KURTULUŞ Savaşımızın kesin ve son zaferi 30 Ağustos’ta başladı, 9 Eylül 1922’de tamamlandı.
Türk halkı, düzenli ordusu, Kuva-i Milliyesi, köylüsü, esnafı ile yürüttüğü Kurtuluş Savaşı’nın son darbesini 9 Eylül’de vurdu. 9 Eylül İzmir’in geri alınmasından sonra Yunan güçleri, dağınık halde kalmış oldukları Ege’nin bazı yörelerinden de çekildi.
Bu nedenle 9 Eylül İzmir’in Kurtuluşu anlamlı bir gündür. Türkiye’nin milli sınırlarının düşman işgalinden kurtulduğu ve tam bağımsızlığımızı ifade eden bir gündür. Yani 9 Eylül aynı zamanda “tam bağımsızlık” günüdür.
Mustafa Kemal, 9 Eylül’ün anlamını daha iyi vurgulamak için, bir yıl sonra 9 Eylül 1923 tarihinde “Halk Fırkası”nı kurdu.
Halk Fırkası, Kurtuluş Savaşı’nı örgütleyen ve yürüten “Anadolu ve Rumeli Müdafaa-i Hukuk Cemiyeti”nin devamıdır. Bu cemiyet de Halk Fırkası’nın bünyesine katıldı.
Partinin adı, 10 Kasım 1924’te “Cumhuriyet Halk Fırkası”.
Ve 1935 yılında partinin dördüncü kurultayında “Cumhuriyet Halk Partisi” olarak değişti.
Geçmişine saygısı olmayanın…
KURTULUŞ Savaşı’nı herkesi iyi bilir… “Geçmişine saygılı olmayan, geleceğine de sahip çıkamaz” sözünün hatırlatmak amacıyla ben 9 Eylül’ü hatırlattım.
Gerçekten Türkiye’nin tam bağımsızlık gününü, kişisel hırsları ve çıkarları için kullanmak isteyenler var. Bu günü abursuz ederek, halkın milli duygularını yıpratmak ve dejenere etmek isteyenler var. Bunların ucunun nereye gittiğini hepimiz iyi biliyoruz. Bu halk Kurtuluş Savaşı’nda da yabancılar tarafından beslenen bu şer güçlerle uğraştı. O zaman İngilizler’den para alan hainler vardı.

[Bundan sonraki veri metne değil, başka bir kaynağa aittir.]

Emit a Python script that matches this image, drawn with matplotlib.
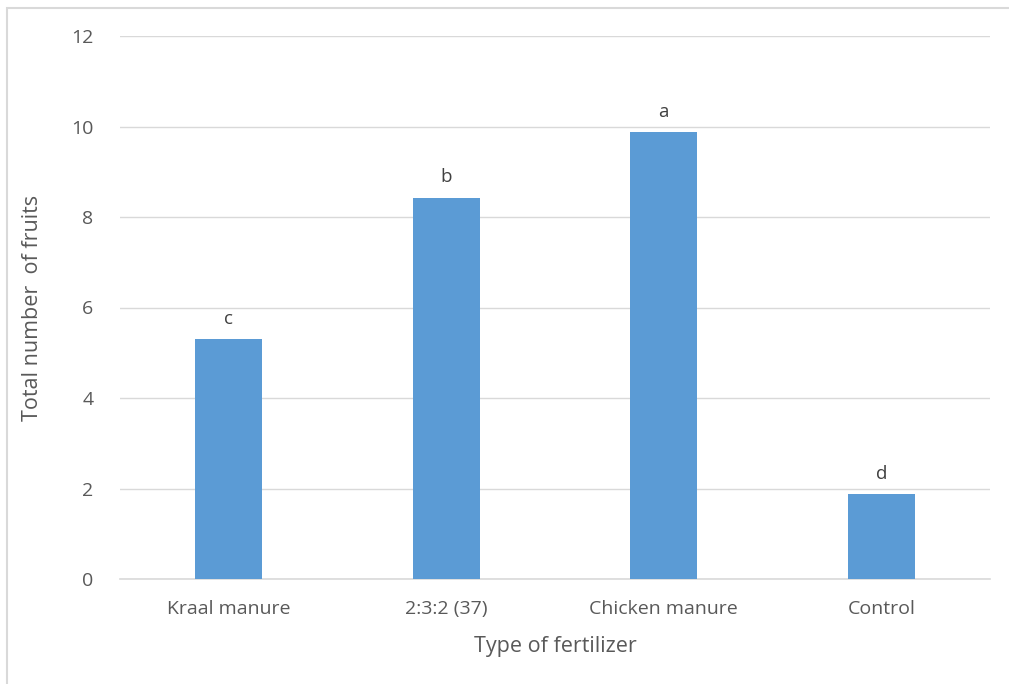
import matplotlib
matplotlib.use("Agg")
import matplotlib.pyplot as plt
from matplotlib.patches import Rectangle

# data
categories = ["Kraal manure", "2:3:2 (37)", "Chicken manure", "Control"]
fruits = [5.3, 8.43, 9.87, 1.87]
letters = ["c", "b", "a", "d"]
yticks = [0, 2, 4, 6, 8, 10, 12]

text_col = "#595959"
grid_col = "#d9d9d9"
bar_col = "#5b9bd5"

plt.rcParams["font.family"] = ["Open Sans", "DejaVu Sans"]

fig = plt.figure(figsize=(10.09, 6.84), dpi=100)
ax = fig.add_axes([120 / 1009, 1 - 579 / 684, 870 / 1009, 543 / 684])

x = list(range(len(categories)))
ax.bar(x, fruits, width=0.31, color=bar_col, zorder=3)
for xi, v, lab in zip(x, fruits, letters):
    ax.annotate(lab, (xi, v), xytext=(0, 8), textcoords="offset points",
                ha="center", va="bottom", fontsize=13.5, color="#404040")

ax.set_xlim(-0.5, len(categories) - 0.5)
ax.set_ylim(0, 12)
ax.set_yticks(yticks)
ax.set_xticks(x)
ax.set_xticklabels(categories)
ax.grid(axis="y", color=grid_col, linewidth=1, zorder=0)
for s in ["top", "right", "left"]:
    ax.spines[s].set_visible(False)
ax.spines["bottom"].set_color(grid_col)
ax.spines["bottom"].set_linewidth(1.2)
ax.tick_params(axis="both", length=0, labelsize=14, colors=text_col)
ax.tick_params(axis="y", pad=19)
ax.tick_params(axis="x", pad=15)

ax.set_xlabel("Type of fertilizer", fontsize=15.5, color=text_col, labelpad=13)
ax.set_ylabel("Total number  of fruits", fontsize=15.5, color=text_col, labelpad=20)

# chart border as in the reference
fig.patches.append(Rectangle((7 / 1009, -0.05), 1.1, 1 - 8 / 684 + 0.05,
                             transform=fig.transFigure, fill=False,
                             edgecolor=grid_col, linewidth=1.5))

fig.savefig("out.png", dpi=100)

CHP, her 9 Eylül’de tam bağımsızlık gününü Anıtkabir’de Ata’nın huzurunda kutlar.
Bu sene geçen yıllardan daha farklı bir yıldır. Laik – demokratik cumhuriyetin geleceği daha fazla risk altındadır. Bu riski yeni Anayasa isteyenlerin yaklaşımında daha net görebiliyoruz.
AKP ve yabancı tuzağına dikkat!
DÜNKÜ Cumhuriyet Gazetesi, Anayasa taslaklarından birini açıkladı. Bu taslakta laikliğin delineceği ve dini kuralların yasalara sızacağı açıkça görülüyor.
AKP’nin üzerinde çalıştığı taslakta laiklik, “Din ve vicdan hürriyetine sahip olan bireylerin bu hürriyeti kullanarak kendi inanç dünyalarını belirleme ve onun gereklerine göre yaşama konusunda güvence sağlayan bir ilke” olarak tanımlanıyor.
AKP için Anayasa hazırlayanlar, şimdi laikliği insana uzatarak delmeye çalışıyorlar.
Yine özgürlükler konusunda da Anayasa’da halen yer alan “Devletin ülkesi ve milletiyle bölünmez bütünlüğünü bozmayı ve laik cumhuriyeti ortadan kaldırmayı amaçlayan faaliyetler biçiminde kullanılamaz” hükmü de çıkarılıyor.
Bugün “AKP’ye oy verdin mi?” diye soranlara, kimse ben verdim diyemiyor. AKP’ye oy verenler utandığı için söylemiyor. Bunun altında aldatıldığını kısa sürede anlamak gibi bir yaklaşım olduğu ortaya çıkıyor.
Halkımız bugüne sahip çıkmalı
LAİK cumhuriyetin tehdit altında olduğu bu dönemde, halkımız tam bağımsızlık gününde, Atatürk’e ve laik cumhuriyete sahip çıkmalıdır.
Suskunluk ve önlemsizlik, bu risklerin ve Türkiye’nin bölünmez bütünlüğünü tehdit eden oluşumların cüretini artıracaktır.
Tüm Atatürkçü ve laik demokratik cumhuriyetçilerin, bugün saat 10.30’da Tandoğan Meydanı’nda bulaşarak, Ata’nın huzuruna tam bağımsızlık gününde şükran duygularını ifade etmek için gitmelidirler.